[START Data supplied]
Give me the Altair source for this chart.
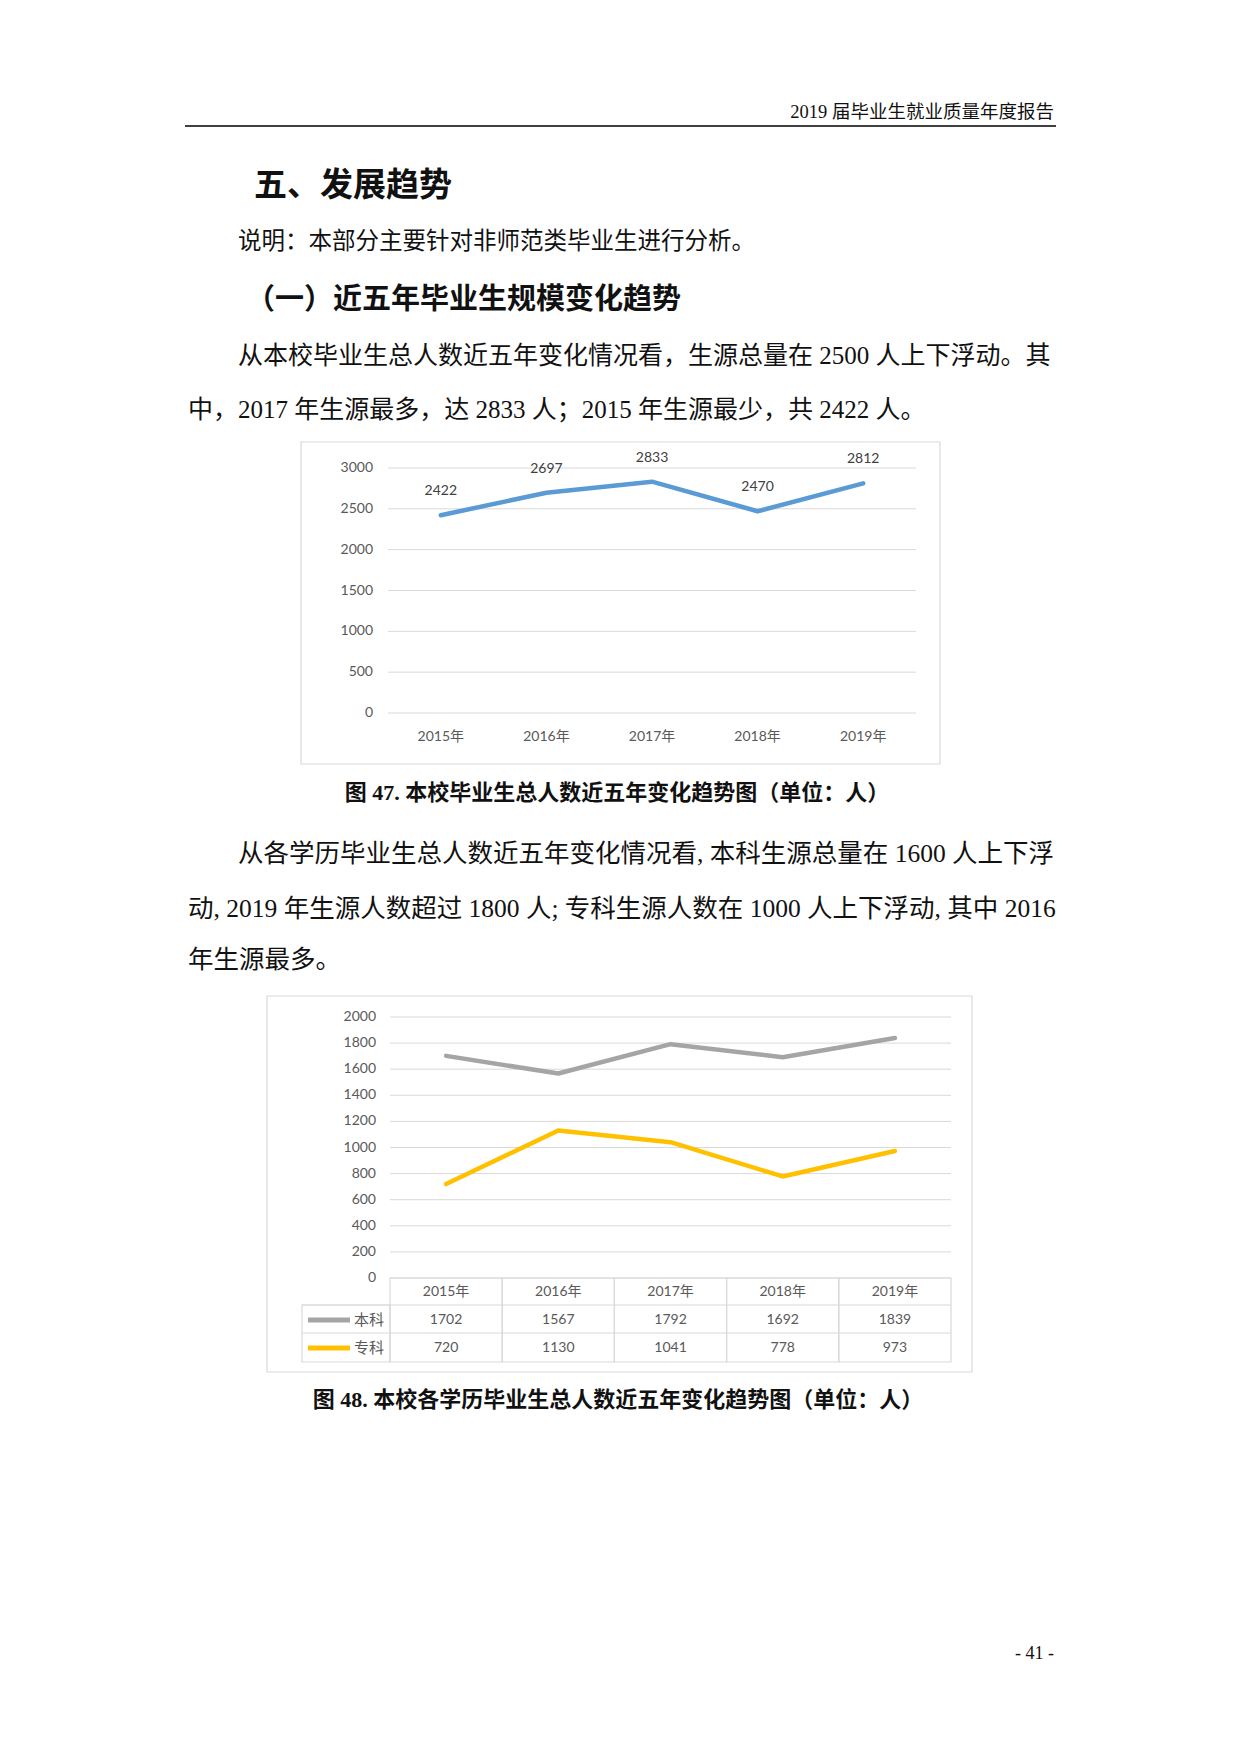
[END Data supplied]
[START Data supplied]
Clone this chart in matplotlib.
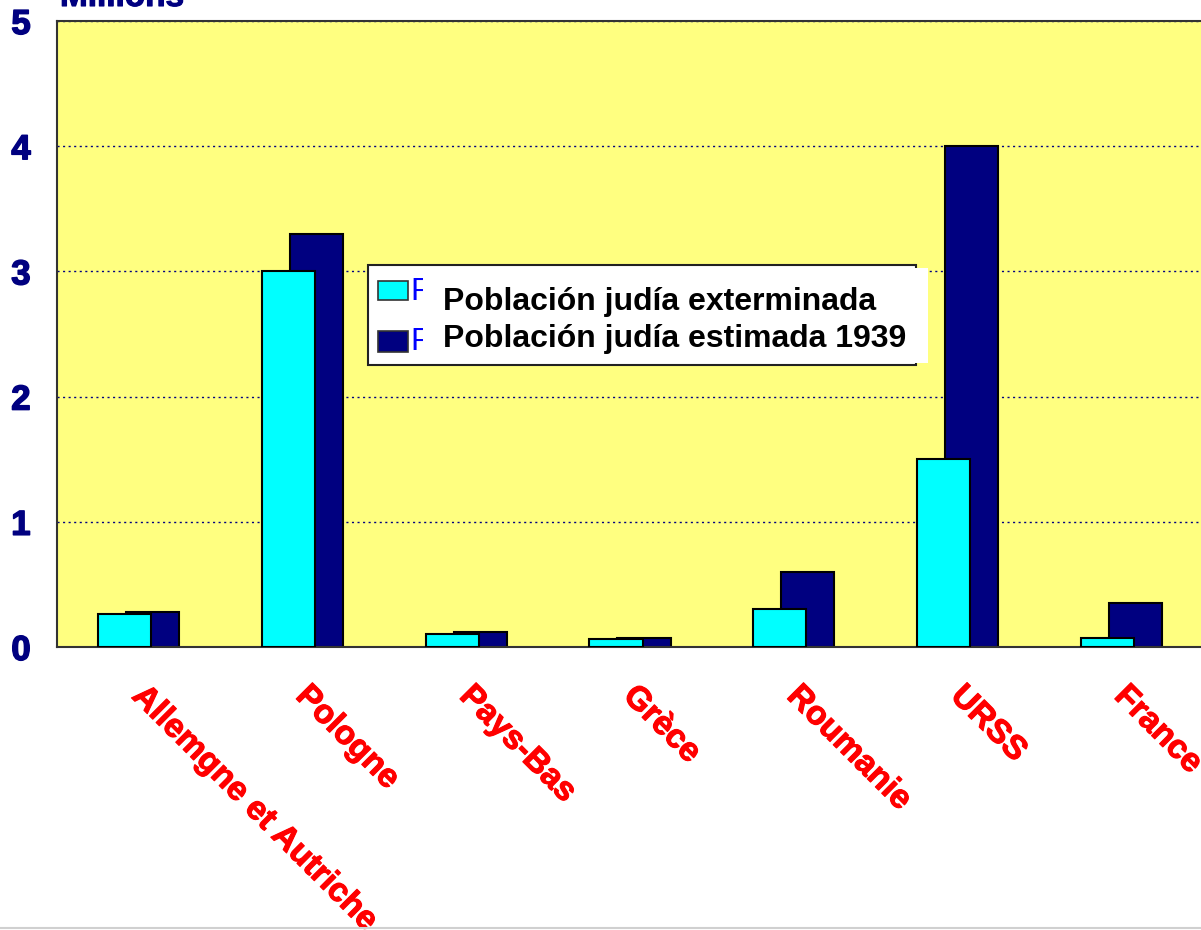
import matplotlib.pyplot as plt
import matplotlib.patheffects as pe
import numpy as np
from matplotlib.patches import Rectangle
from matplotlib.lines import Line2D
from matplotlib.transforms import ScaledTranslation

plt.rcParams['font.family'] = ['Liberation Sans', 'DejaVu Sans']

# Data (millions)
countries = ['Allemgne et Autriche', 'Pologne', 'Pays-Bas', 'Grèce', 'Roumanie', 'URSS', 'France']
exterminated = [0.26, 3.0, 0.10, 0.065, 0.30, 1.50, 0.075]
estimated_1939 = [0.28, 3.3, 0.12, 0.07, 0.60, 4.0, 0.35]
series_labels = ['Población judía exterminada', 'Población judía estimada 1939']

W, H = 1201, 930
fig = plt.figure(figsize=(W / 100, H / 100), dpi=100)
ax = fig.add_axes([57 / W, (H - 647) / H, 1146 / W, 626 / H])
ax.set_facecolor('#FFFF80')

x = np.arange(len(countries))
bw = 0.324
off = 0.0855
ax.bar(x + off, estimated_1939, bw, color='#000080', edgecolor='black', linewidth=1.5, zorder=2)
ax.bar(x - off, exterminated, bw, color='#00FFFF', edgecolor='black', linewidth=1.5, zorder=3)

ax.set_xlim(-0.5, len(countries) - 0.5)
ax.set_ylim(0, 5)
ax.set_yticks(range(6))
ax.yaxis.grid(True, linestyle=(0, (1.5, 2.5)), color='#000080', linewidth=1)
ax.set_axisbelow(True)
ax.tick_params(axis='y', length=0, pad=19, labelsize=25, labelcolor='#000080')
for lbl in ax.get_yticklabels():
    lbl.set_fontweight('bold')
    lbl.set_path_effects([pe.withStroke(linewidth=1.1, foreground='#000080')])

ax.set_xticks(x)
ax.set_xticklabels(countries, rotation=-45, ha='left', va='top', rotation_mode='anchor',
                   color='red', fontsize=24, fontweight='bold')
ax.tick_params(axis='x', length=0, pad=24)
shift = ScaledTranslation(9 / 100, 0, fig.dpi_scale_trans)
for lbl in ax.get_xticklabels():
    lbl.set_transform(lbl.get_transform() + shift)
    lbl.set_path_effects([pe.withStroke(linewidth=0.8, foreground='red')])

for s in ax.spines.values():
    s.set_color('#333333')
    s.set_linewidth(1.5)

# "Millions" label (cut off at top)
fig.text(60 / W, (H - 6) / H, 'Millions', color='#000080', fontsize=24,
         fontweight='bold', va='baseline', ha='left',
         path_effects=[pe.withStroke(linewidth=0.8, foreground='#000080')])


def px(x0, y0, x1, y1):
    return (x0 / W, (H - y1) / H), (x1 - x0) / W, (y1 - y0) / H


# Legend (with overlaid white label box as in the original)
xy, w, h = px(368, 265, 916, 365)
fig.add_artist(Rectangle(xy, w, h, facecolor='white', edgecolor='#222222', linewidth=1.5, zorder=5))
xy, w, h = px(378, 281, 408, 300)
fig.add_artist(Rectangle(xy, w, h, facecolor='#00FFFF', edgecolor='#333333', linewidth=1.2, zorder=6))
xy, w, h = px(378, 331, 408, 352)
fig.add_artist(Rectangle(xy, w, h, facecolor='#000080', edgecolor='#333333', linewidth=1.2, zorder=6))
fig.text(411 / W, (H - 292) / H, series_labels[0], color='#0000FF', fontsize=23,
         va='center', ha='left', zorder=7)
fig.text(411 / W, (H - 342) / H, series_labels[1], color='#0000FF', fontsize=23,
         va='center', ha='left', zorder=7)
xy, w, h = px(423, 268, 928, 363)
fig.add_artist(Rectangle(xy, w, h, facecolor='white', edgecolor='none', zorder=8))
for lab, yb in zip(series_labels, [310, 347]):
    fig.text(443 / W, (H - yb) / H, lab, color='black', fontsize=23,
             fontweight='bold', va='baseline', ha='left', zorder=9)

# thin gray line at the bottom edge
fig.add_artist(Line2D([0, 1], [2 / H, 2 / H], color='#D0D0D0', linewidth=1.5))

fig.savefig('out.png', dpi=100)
[END Data supplied]
Copy the part that starts at the line with "Clone this chart in matplotlib." and finishes at the line with "plt.rcParams['font.family'] = ['Liberation", both included, and nothing more. Pictures are left out.

Clone this chart in matplotlib.
import matplotlib.pyplot as plt
import matplotlib.patheffects as pe
import numpy as np
from matplotlib.patches import Rectangle
from matplotlib.lines import Line2D
from matplotlib.transforms import ScaledTranslation

plt.rcParams['font.family'] = ['Liberation Sans', 'DejaVu Sans']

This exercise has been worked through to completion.